Review: While Still There Is Light by Nancy Shaffer

Dear Lit Loves,
Finally!  I finished my next memoir manuscript!  It's all about the experience of having been diagnosed with Meniere's disease at age eighteen.  Afterward, I started purchasing books at Amazon and several have arrived.  I finished While Still There Is Light by Nancy Shaffer published by Skinner Books just this morning.  This book was written by a Unitarian Universalist minister who began chronicling her experience of coping with a brain tumor after she was initially hospitalized with it and it was removed immediately via surgery.   Rev. Shaffer relates the year she spent recovering from having a fist-sized brain tumor removed and subsequently undergoing radiation and chemotherapy treatments.  I think what impressed me most was the author's frustration with people asking her about her prognosis; the absolute worst question you can ask of a cancer patient.  If you really want to know, google it yourself and you will get a fairly decent idea of not only the cancer a person has, but the one year, three year, and five year survival rates of a specific cancer.  Rev. Shaffer does approach the prognosis question as if she were to ask it of a person who doesn't have cancer.  Well, anyone's prognosis is really, essentially to live a well-lived life and then death. 

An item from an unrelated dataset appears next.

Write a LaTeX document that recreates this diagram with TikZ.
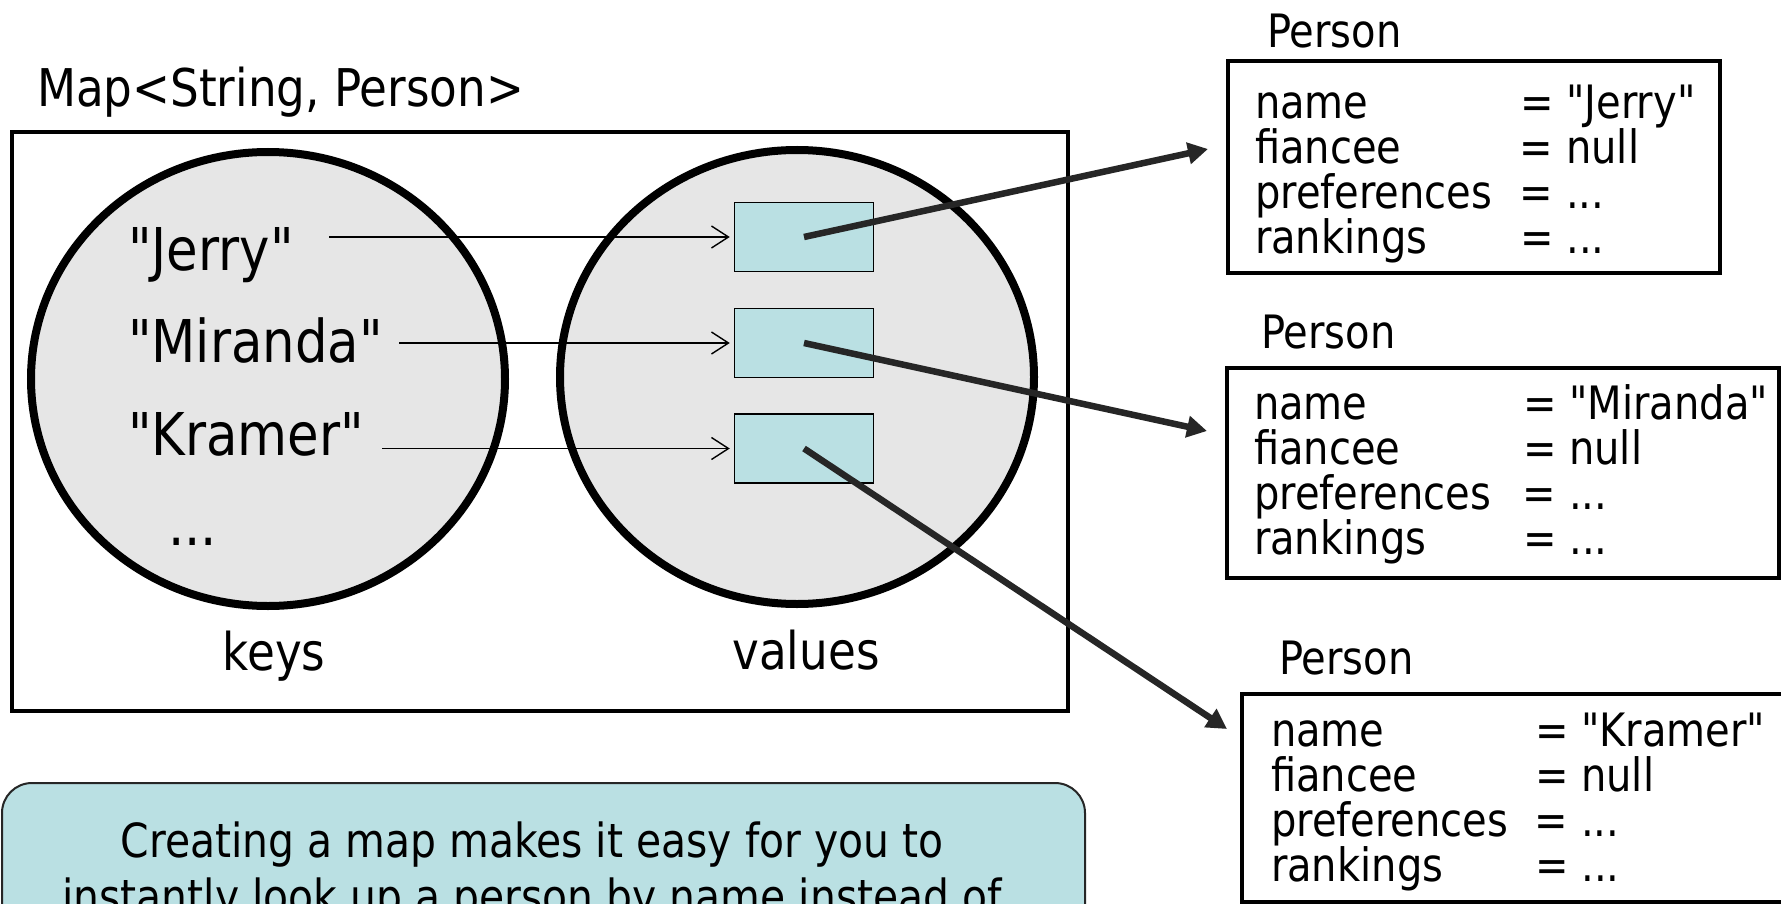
\documentclass[tikz,border=0pt]{standalone}
\usepackage{fontspec}
\setmainfont{DejaVu Sans}[FakeStretch=0.87, Ligatures=TeXOff]
\usetikzlibrary{arrows.meta,shapes.geometric}
\definecolor{valblue}{HTML}{BAE0E3}
\definecolor{ellgray}{HTML}{E6E6E6}
\definecolor{arrgray}{HTML}{262626}
\newcommand{\dq}{\symbol{34}}
\tikzset{
  txt/.style={inner sep=0pt, outer sep=0pt, anchor=base west, text=black},
  bigfont/.style={font=\fontsize{59}{70}\selectfont},
  midfont/.style={font=\fontsize{52}{62}\selectfont},
  smallfont/.style={font=\fontsize{46}{45}\selectfont},
  notefont/.style={font=\fontsize{47}{56}\selectfont},
  setellipse/.style={ellipse, draw=black, line width=8pt, fill=ellgray, inner sep=0pt,
                     minimum width=474pt, minimum height=454pt},
  valbox/.style={draw=black, line width=1.5pt, fill=valblue, inner sep=0pt,
                 minimum width=139pt, minimum height=69pt},
  pbox/.style={draw=black, line width=3.5pt, inner sep=0pt},
  keyarrow/.style={line width=1.4pt, -{Straight Barb[length=17pt,width=22pt]}, shorten >=4pt},
  refarrow/.style={line width=6.5pt, draw=arrgray, -{Triangle[length=20pt,width=21pt]}},
}
\newcommand{\personlines}[5]{%
  \node[txt, smallfont] (#1a) at (#2,#3) {\makebox[#4][l]{name}= \dq#5\dq};
  \node[txt, smallfont] (#1b) at (#2,#3+45) {\makebox[#4][l]{fiancee}= null};
  \node[txt, smallfont] (#1c) at (#2,#3+90) {\makebox[#4][l]{preferences}= ...};
  \node[txt, smallfont] (#1d) at (#2,#3+135) {\makebox[#4][l]{rankings}= ...};
}
\begin{document}
\begin{tikzpicture}[x=1pt, y=-1pt]
\useasboundingbox (0,0) rectangle (1781,904);
\clip (0,0) rectangle (1781,904);
\fill[white] (0,0) rectangle (1781,904);

% map frame
\node[txt, midfont] (maplabel) at (37,107) {Map<String, Person>};
\node[draw=black, line width=3.5pt, inner sep=0pt, minimum width=1056pt, minimum height=579pt] (map) at (540,421.5) {};

% sets
\node[setellipse] (keyset) at (268,379) {};
\node[setellipse] (valset) at (797,377) {};

% value cells
\node[valbox] (v1) at (804,237) {};
\node[valbox] (v2) at (804,343) {};
\node[valbox] (v3) at (804,448.5) {};

% keys
\node[txt, bigfont] (k1) at (128,270) {\dq Jerry\dq};
\node[txt, bigfont] (k2) at (128,362) {\dq Miranda\dq};
\node[txt, bigfont] (k3) at (128,455) {\dq Kramer\dq};
\node[txt, bigfont] (k4) at (168,545) {...};

\coordinate (s1) at (329,237);
\coordinate (s2) at (399,343);
\coordinate (s3) at (382,448.5);
\draw[keyarrow] (s1) -- (v1.west);
\draw[keyarrow] (s2) -- (v2.west);
\draw[keyarrow] (s3) -- (v3.west);

\node[midfont, inner sep=0pt, anchor=base] (keyslabel) at (274,670) {keys};
\node[midfont, inner sep=0pt, anchor=base] (valueslabel) at (806,669) {values};

% person objects
\node[txt, smallfont] (pl1) at (1267,48) {Person};
\node[pbox, minimum width=492pt, minimum height=212pt] (pb1) at (1474,167) {};
\personlines{pa}{1255}{119}{265pt}{Jerry}

\node[txt, smallfont] (pl2) at (1261,348) {Person};
\node[pbox, minimum width=552pt, minimum height=210pt] (pb2) at (1503,473) {};
\personlines{pm}{1254}{419}{269pt}{Miranda}

\node[txt, smallfont] (pl3) at (1279,674) {Person};
\node[pbox, minimum width=558pt, minimum height=208pt] (pb3) at (1521,798) {};
\personlines{pk}{1271}{746}{264pt}{Kramer}

% note
\node[draw=black!85, line width=2pt, fill=valblue, rounded corners=30pt, inner sep=0pt,
      minimum width=1083pt, minimum height=180pt] (note) at (543.5,873) {};
\node[notefont, inner sep=0pt, anchor=base] (note1) at (532,857) {Creating a map makes it easy for you to};
\node[notefont, inner sep=0pt, anchor=base] (note2) at (532,913) {instantly look up a person by name instead of};

% references
\coordinate (t1) at (1208,149);
\coordinate (t2) at (1207,431);
\coordinate (t3) at (1227,729);
\draw[refarrow] (v1.center) -- (t1);
\draw[refarrow] (v2.center) -- (t2);
\draw[refarrow] (v3.center) -- (t3);
\end{tikzpicture}
\end{document}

It has been my experience that most cancer patients, particularly those with a terminal diagnosis, at some point struggle with the notion that this isn't the way their story was to end or at least why their life should end via such a dire diagnosis.  Honestly, if a cancer patient didn't have these thoughts I might worry they were in complete denial.  Rev. Shaffer also discusses what to say and not say when speaking to a cancer patient or writing to one.  For example, don't presume you know how they are feeling; don't make the person into a heroic figure; don't begin with "I couldn't do what you're doing" because really you don't know what you are capable of handling until such a diagnosis is revealed to you; and never make a statement that makes a cancer patient feel like an outsider.  It's about embracing the cancer patient as the individual you have always known them to be and what you appreciate about their personality and life. 

The last thing a cancer patient wants brought to immediate attention is that you didn't recognize them due to all the physical changes they undergo throughout treatment.  Yes, you may notice they have lost their hair, walk more slowly, are frail, have surgical scars, are quite a bit thinner, or have swollen extremities, but don't bring this into your conversation with them.  And as the child of parent who has cancer, please don't emphasize how badly you think a relative is looking because trust me, we know what's happening.  We're very aware of how our parent, sibling, or relative is changing.  It's all quite apparent to us without anyone pointing out the obvious or emphasizing how bad the situation is.  Just be inclusive, be compassionate, and "do" nice things for a cancer patient or their family if you can't or don't think you can handle interacting in a positive, inclusive, and loving fashion.  Actions speak louder than words anyway. 

I highly recommend this book as you get to see quite readily what is going through the mind of a person with a cancer diagnosis as they continue to try and relate to others as well as their community during a very overwhelming and frustrating time in their lives.